### TASK DESCRIPTION
Retype only the lines below from the one with "Write a Python" to the one with "import plotly.graph_objects as go", inclusive, skipping every image.

(Records with drawing code)
————————

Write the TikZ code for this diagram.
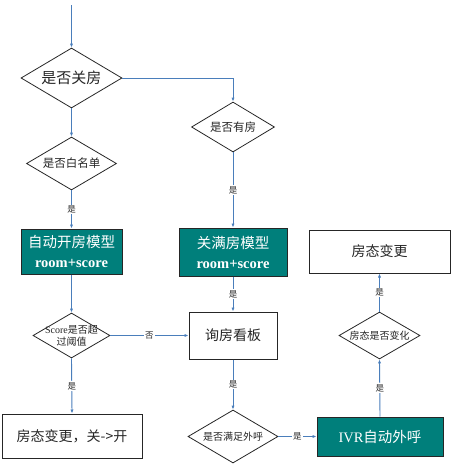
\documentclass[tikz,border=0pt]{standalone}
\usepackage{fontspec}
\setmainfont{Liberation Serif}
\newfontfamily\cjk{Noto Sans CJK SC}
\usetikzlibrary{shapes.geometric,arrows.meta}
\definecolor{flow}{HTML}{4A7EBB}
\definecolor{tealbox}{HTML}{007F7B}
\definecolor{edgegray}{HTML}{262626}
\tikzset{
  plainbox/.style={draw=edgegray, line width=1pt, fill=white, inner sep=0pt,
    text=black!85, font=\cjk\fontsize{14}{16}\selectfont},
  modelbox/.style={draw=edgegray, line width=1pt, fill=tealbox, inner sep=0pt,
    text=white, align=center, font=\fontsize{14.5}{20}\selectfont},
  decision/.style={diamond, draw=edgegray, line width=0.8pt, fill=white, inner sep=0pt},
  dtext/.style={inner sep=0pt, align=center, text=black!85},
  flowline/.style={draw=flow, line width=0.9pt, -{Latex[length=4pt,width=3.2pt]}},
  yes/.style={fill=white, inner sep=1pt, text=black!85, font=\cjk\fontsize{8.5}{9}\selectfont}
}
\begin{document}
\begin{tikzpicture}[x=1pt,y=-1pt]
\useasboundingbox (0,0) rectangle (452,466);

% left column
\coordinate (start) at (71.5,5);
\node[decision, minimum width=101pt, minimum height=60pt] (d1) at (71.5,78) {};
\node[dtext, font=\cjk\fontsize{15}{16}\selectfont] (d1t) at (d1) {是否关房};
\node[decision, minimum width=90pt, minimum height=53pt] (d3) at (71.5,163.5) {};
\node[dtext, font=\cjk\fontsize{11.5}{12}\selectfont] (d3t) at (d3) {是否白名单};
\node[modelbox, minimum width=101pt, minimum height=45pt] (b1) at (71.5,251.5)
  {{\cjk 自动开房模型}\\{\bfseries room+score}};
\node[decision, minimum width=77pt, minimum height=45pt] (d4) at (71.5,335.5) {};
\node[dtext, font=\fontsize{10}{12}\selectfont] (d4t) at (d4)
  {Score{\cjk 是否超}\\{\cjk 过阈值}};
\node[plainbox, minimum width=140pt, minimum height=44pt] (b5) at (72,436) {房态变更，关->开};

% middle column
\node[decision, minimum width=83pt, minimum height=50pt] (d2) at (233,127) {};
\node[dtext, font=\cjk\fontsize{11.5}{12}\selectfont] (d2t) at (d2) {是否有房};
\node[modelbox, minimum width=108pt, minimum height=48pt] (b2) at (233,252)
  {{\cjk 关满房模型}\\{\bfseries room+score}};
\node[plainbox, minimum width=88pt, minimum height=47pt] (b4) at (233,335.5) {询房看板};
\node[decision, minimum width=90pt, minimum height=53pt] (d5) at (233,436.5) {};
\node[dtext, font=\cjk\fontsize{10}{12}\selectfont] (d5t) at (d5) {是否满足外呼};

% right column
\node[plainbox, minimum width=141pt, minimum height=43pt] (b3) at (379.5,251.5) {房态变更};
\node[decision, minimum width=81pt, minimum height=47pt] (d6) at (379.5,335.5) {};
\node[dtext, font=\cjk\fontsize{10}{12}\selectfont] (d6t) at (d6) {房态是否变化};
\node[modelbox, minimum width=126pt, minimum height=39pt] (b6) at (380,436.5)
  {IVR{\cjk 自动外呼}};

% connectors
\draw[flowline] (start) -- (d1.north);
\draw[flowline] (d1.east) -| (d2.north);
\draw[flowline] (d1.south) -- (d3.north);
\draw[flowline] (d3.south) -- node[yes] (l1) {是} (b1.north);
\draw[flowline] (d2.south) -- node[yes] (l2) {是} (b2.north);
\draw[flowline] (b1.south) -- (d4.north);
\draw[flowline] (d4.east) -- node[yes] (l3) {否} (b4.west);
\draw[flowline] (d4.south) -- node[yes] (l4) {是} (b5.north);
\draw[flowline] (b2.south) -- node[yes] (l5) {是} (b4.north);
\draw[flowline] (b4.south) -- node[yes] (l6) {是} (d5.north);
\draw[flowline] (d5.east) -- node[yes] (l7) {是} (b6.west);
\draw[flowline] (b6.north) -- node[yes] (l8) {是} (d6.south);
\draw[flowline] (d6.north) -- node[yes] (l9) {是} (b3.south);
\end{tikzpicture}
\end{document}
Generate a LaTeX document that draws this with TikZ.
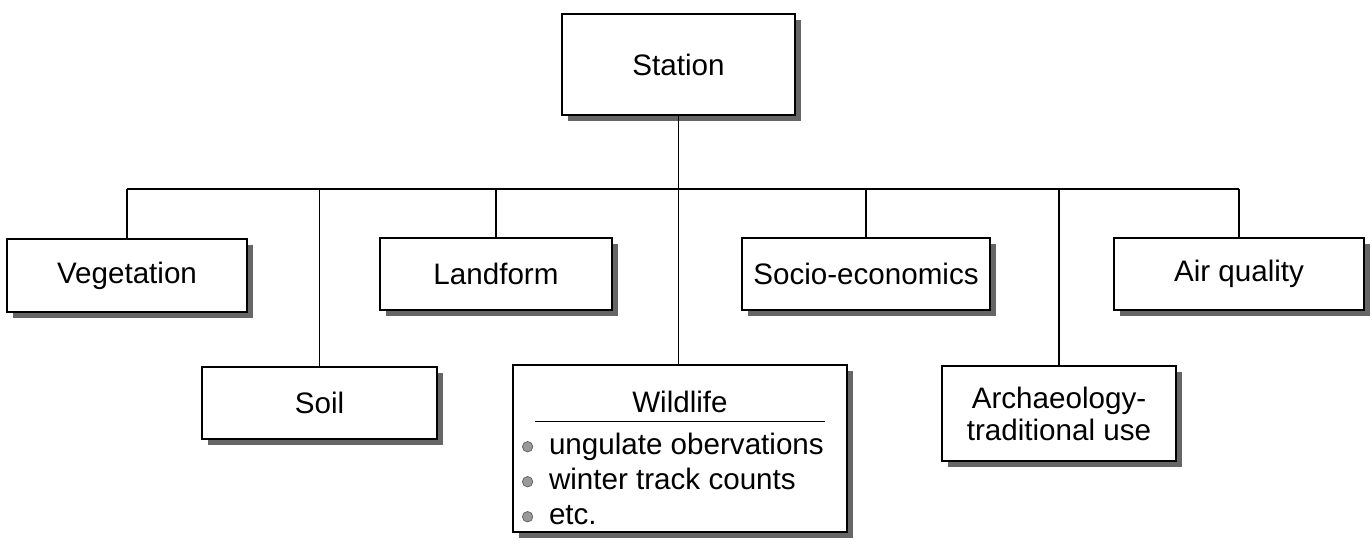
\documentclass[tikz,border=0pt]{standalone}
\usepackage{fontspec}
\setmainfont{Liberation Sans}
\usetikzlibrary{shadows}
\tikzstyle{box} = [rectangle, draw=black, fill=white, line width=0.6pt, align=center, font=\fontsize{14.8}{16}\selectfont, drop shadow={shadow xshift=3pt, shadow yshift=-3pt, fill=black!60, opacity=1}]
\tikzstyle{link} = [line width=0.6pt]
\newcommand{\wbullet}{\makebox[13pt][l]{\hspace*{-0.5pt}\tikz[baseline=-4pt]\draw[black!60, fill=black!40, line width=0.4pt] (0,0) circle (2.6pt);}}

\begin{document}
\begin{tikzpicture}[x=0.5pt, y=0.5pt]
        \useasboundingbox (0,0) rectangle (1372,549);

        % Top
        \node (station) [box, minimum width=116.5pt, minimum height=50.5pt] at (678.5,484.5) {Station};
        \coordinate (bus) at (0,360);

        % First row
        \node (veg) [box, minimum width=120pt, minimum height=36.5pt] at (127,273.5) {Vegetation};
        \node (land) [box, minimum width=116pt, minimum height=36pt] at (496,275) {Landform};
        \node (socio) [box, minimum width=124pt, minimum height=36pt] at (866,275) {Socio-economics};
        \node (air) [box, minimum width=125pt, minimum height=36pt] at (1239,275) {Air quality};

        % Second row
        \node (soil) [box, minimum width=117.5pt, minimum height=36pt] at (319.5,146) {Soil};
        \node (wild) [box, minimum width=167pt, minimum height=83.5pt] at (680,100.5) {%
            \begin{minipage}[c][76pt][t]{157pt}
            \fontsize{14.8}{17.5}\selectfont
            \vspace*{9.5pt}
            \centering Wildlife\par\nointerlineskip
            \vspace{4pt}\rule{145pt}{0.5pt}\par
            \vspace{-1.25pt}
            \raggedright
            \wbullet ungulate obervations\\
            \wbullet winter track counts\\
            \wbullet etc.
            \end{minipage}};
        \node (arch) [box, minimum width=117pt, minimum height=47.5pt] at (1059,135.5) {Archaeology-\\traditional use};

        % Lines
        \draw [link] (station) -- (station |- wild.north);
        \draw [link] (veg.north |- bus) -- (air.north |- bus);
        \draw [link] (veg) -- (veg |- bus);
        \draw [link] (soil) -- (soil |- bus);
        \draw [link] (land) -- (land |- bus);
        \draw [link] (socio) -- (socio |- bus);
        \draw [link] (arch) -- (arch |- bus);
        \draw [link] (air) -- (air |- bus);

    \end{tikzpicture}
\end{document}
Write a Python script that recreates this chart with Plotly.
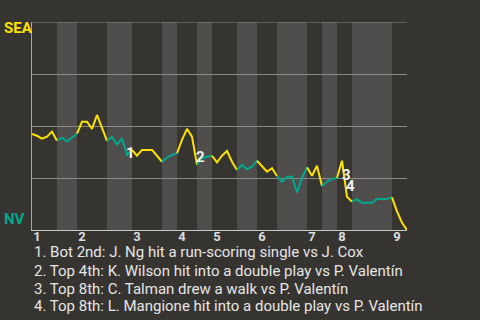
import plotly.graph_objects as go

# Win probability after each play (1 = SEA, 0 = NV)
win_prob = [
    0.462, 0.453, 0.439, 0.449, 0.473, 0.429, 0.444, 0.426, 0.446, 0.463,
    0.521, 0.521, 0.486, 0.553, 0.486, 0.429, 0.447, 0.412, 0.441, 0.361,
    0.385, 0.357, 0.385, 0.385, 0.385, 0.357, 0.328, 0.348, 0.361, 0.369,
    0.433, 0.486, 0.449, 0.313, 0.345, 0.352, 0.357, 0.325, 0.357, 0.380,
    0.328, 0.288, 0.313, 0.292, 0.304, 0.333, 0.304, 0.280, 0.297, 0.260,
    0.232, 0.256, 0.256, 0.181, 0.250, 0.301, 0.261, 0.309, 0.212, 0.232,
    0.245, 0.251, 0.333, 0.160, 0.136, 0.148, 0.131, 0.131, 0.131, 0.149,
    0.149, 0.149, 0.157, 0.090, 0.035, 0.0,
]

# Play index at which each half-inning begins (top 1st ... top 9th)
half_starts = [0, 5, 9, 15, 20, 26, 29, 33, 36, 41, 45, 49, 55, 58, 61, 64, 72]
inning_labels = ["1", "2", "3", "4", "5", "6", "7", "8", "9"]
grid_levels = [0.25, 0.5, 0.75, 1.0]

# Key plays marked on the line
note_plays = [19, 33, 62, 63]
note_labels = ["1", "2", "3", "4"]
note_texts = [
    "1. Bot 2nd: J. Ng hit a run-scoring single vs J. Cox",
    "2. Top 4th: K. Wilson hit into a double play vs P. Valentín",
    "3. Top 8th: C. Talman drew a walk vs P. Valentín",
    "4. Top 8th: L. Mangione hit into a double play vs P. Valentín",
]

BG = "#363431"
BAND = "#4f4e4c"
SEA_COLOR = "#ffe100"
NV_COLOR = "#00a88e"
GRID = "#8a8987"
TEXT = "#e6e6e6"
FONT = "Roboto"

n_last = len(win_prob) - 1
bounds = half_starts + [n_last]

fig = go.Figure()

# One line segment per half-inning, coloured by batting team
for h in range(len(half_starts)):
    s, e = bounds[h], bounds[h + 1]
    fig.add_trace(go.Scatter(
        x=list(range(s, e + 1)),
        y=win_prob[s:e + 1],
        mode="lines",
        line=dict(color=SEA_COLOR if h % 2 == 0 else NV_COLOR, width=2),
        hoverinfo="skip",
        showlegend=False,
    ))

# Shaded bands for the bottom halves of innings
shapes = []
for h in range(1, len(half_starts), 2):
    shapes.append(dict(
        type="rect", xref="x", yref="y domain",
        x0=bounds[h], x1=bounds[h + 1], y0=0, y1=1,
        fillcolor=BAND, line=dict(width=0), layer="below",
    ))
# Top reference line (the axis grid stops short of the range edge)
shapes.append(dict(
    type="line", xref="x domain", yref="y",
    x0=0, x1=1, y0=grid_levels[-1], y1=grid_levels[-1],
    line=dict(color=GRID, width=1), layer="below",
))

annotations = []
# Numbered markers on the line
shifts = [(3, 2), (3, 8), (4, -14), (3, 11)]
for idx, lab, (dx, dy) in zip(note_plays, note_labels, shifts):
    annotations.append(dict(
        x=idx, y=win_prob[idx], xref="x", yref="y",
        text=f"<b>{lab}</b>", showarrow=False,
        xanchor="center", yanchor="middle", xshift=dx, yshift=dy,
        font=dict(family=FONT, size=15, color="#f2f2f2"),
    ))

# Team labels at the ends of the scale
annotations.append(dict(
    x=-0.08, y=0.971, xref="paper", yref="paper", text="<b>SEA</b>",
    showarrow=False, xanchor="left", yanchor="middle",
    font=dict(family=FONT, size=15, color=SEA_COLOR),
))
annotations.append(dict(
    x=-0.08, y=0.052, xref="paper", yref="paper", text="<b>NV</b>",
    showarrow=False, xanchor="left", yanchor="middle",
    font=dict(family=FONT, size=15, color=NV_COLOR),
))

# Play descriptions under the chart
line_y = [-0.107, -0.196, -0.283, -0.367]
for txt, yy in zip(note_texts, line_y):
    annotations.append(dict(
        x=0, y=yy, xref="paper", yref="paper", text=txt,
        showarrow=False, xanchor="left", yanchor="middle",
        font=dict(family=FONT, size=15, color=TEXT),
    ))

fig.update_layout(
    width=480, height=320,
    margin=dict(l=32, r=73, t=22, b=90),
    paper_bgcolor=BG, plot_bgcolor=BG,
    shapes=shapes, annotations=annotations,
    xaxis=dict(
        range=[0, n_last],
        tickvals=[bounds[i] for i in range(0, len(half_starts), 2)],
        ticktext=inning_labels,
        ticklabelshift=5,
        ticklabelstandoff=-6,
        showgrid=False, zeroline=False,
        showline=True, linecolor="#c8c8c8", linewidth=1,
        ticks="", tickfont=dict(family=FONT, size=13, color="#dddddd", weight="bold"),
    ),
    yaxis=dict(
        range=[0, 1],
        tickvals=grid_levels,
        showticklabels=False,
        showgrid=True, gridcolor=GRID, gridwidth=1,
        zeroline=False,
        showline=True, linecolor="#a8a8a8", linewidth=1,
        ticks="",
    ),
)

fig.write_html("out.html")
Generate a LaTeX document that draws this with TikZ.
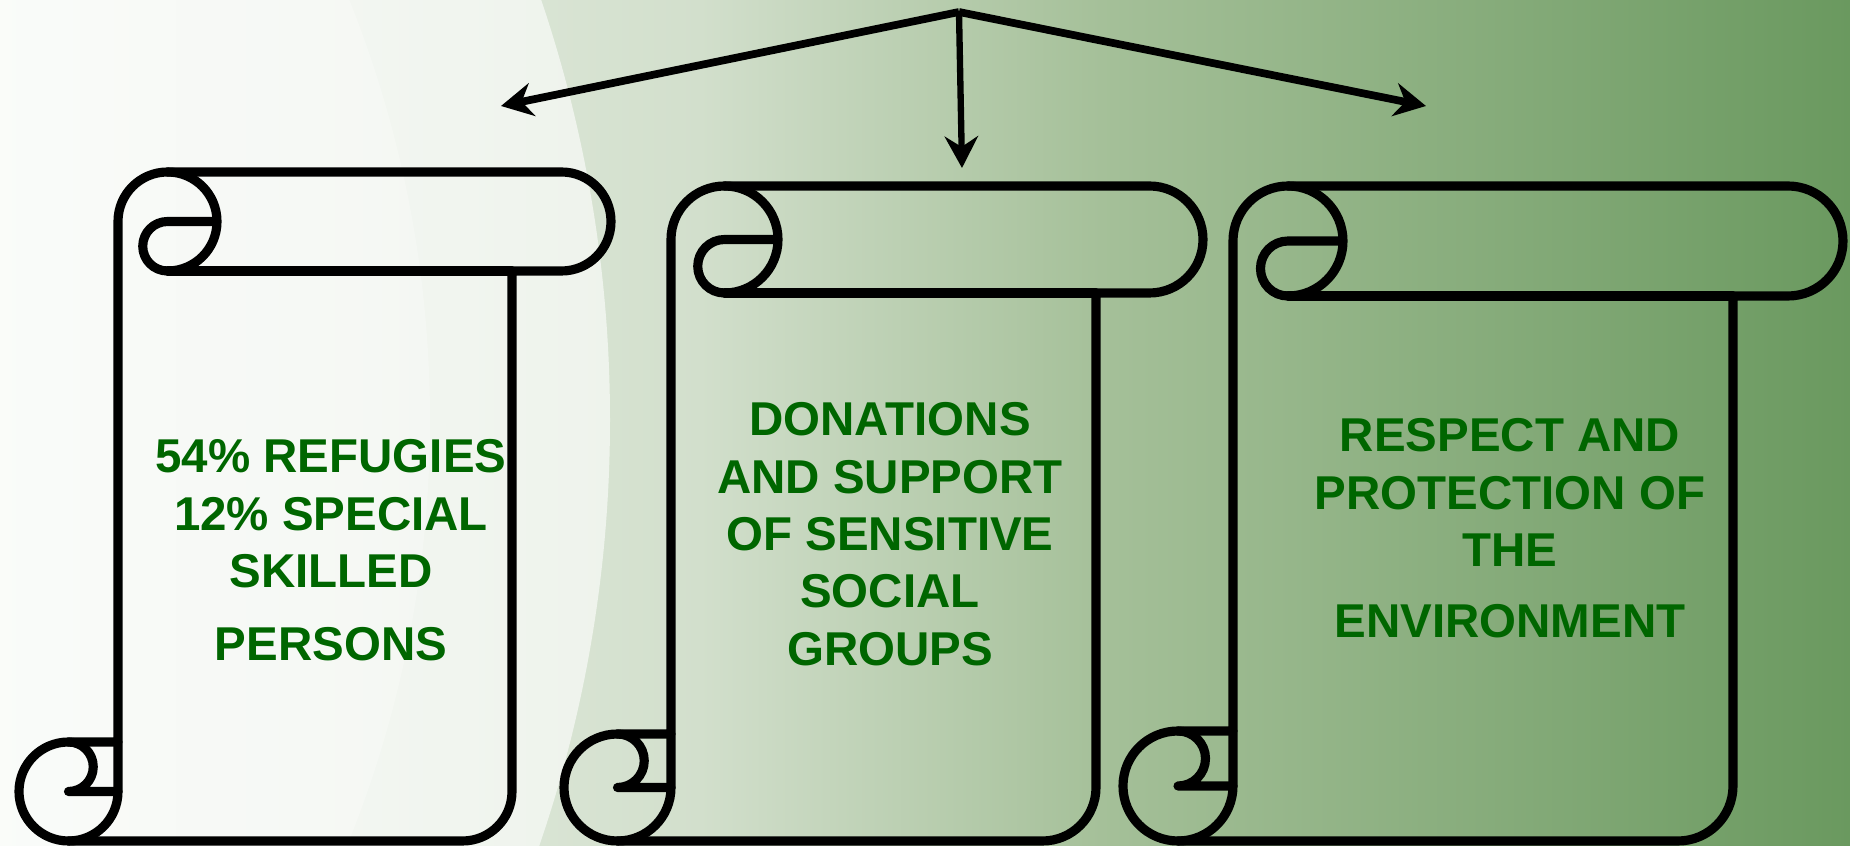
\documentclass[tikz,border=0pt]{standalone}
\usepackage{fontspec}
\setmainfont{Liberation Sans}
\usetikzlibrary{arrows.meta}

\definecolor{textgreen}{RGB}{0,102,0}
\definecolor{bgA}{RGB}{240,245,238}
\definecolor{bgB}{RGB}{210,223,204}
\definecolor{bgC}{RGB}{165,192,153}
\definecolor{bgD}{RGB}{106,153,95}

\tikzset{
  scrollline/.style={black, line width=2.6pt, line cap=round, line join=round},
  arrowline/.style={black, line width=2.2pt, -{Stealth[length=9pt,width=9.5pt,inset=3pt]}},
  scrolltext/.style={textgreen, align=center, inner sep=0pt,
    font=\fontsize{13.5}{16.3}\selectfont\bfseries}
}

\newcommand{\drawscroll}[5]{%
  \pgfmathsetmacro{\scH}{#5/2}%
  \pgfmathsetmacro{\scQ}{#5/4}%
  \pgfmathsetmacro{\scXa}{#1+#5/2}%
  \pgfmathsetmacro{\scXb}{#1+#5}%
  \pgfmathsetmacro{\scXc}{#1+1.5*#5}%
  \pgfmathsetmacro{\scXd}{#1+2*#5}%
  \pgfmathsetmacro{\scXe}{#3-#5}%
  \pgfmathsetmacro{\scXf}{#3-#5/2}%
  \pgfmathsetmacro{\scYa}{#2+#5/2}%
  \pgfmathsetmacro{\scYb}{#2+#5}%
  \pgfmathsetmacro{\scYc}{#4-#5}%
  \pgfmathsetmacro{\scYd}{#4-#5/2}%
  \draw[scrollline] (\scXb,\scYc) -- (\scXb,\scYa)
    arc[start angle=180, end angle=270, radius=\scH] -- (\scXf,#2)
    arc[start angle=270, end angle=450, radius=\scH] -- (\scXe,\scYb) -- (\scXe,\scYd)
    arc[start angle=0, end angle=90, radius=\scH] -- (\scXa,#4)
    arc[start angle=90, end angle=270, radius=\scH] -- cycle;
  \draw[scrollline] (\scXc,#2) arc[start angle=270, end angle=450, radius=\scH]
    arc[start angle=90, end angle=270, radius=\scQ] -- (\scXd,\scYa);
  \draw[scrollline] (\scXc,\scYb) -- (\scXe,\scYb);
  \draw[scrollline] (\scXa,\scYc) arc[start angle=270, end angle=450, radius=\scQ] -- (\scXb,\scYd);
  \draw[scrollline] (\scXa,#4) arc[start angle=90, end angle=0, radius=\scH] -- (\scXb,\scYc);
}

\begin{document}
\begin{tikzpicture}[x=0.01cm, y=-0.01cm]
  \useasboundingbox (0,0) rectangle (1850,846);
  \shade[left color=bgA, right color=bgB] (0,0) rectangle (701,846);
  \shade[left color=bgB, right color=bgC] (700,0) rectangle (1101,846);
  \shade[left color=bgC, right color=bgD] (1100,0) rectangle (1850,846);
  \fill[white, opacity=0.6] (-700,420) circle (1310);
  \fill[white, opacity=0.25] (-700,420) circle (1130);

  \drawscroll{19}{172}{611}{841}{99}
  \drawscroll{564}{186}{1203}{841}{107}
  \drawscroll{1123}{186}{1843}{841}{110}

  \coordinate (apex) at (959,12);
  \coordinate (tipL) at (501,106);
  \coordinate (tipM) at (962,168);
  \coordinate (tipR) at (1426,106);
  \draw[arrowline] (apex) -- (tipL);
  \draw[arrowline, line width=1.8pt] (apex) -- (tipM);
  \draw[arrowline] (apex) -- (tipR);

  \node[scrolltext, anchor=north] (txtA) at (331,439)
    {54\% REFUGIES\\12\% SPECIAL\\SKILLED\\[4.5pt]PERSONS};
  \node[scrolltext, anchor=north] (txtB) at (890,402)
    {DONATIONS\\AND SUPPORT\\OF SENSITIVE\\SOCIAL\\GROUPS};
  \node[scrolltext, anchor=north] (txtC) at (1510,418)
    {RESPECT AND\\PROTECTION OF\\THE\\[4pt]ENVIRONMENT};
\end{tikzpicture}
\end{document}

————————

### RESULT FOR THIS TASK
Write a Python script that recreates this chart with Plotly.
import plotly.graph_objects as go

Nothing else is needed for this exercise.